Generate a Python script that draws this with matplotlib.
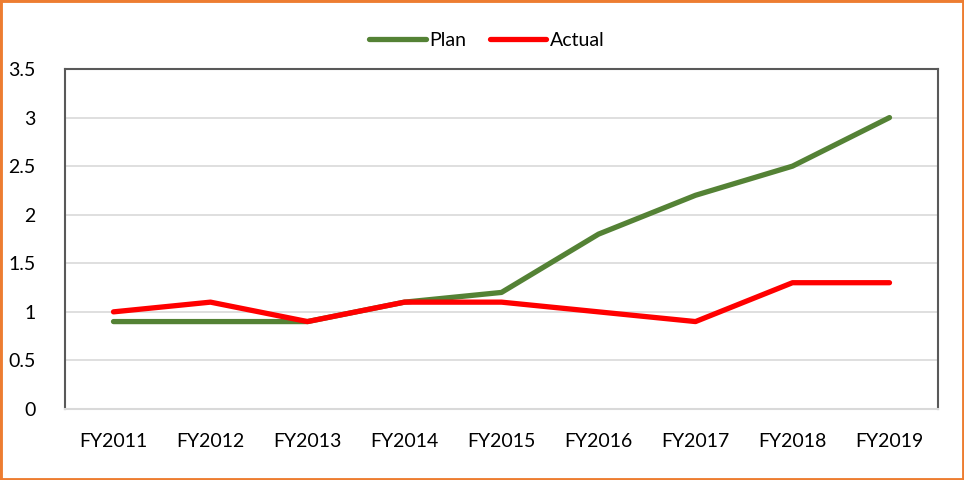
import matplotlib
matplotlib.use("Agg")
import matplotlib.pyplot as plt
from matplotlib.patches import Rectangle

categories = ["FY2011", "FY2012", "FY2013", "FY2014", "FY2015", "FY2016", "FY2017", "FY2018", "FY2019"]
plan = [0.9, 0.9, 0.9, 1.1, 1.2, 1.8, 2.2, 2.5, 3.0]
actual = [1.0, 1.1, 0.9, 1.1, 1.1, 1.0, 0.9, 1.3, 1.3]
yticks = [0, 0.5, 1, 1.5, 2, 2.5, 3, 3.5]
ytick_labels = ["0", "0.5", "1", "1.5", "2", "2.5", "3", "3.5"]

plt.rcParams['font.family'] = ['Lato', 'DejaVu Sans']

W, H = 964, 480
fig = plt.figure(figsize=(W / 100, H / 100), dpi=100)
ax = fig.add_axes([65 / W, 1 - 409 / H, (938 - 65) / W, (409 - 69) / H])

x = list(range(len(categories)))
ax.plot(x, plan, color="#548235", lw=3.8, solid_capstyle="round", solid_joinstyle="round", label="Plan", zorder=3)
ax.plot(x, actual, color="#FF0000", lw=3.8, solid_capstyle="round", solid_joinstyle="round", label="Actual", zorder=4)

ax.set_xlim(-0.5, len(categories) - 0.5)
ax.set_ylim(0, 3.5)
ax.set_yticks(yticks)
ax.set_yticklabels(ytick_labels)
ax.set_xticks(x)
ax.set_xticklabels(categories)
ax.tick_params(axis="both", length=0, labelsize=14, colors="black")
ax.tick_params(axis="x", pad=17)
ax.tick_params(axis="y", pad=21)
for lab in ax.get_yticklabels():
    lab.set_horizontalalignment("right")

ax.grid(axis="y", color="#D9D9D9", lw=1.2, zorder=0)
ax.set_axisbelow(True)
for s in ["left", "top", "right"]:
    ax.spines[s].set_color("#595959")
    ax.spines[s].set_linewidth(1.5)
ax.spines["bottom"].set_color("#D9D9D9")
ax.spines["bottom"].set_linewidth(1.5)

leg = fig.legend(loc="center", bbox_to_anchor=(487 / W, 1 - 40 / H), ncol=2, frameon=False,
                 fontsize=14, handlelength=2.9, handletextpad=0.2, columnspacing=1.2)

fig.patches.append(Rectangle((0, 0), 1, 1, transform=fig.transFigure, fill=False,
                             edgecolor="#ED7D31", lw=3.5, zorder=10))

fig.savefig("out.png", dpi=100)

Brief: Omit every picture while copying the listing above exactly.

Exercise solution:
Generate a Python script that draws this with matplotlib.
import matplotlib
matplotlib.use("Agg")
import matplotlib.pyplot as plt
from matplotlib.patches import Rectangle

categories = ["FY2011", "FY2012", "FY2013", "FY2014", "FY2015", "FY2016", "FY2017", "FY2018", "FY2019"]
plan = [0.9, 0.9, 0.9, 1.1, 1.2, 1.8, 2.2, 2.5, 3.0]
actual = [1.0, 1.1, 0.9, 1.1, 1.1, 1.0, 0.9, 1.3, 1.3]
yticks = [0, 0.5, 1, 1.5, 2, 2.5, 3, 3.5]
ytick_labels = ["0", "0.5", "1", "1.5", "2", "2.5", "3", "3.5"]

plt.rcParams['font.family'] = ['Lato', 'DejaVu Sans']

W, H = 964, 480
fig = plt.figure(figsize=(W / 100, H / 100), dpi=100)
ax = fig.add_axes([65 / W, 1 - 409 / H, (938 - 65) / W, (409 - 69) / H])

x = list(range(len(categories)))
ax.plot(x, plan, color="#548235", lw=3.8, solid_capstyle="round", solid_joinstyle="round", label="Plan", zorder=3)
ax.plot(x, actual, color="#FF0000", lw=3.8, solid_capstyle="round", solid_joinstyle="round", label="Actual", zorder=4)

ax.set_xlim(-0.5, len(categories) - 0.5)
ax.set_ylim(0, 3.5)
ax.set_yticks(yticks)
ax.set_yticklabels(ytick_labels)
ax.set_xticks(x)
ax.set_xticklabels(categories)
ax.tick_params(axis="both", length=0, labelsize=14, colors="black")
ax.tick_params(axis="x", pad=17)
ax.tick_params(axis="y", pad=21)
for lab in ax.get_yticklabels():
    lab.set_horizontalalignment("right")

ax.grid(axis="y", color="#D9D9D9", lw=1.2, zorder=0)
ax.set_axisbelow(True)
for s in ["left", "top", "right"]:
    ax.spines[s].set_color("#595959")
    ax.spines[s].set_linewidth(1.5)
ax.spines["bottom"].set_color("#D9D9D9")
ax.spines["bottom"].set_linewidth(1.5)

leg = fig.legend(loc="center", bbox_to_anchor=(487 / W, 1 - 40 / H), ncol=2, frameon=False,
                 fontsize=14, handlelength=2.9, handletextpad=0.2, columnspacing=1.2)

fig.patches.append(Rectangle((0, 0), 1, 1, transform=fig.transFigure, fill=False,
                             edgecolor="#ED7D31", lw=3.5, zorder=10))

fig.savefig("out.png", dpi=100)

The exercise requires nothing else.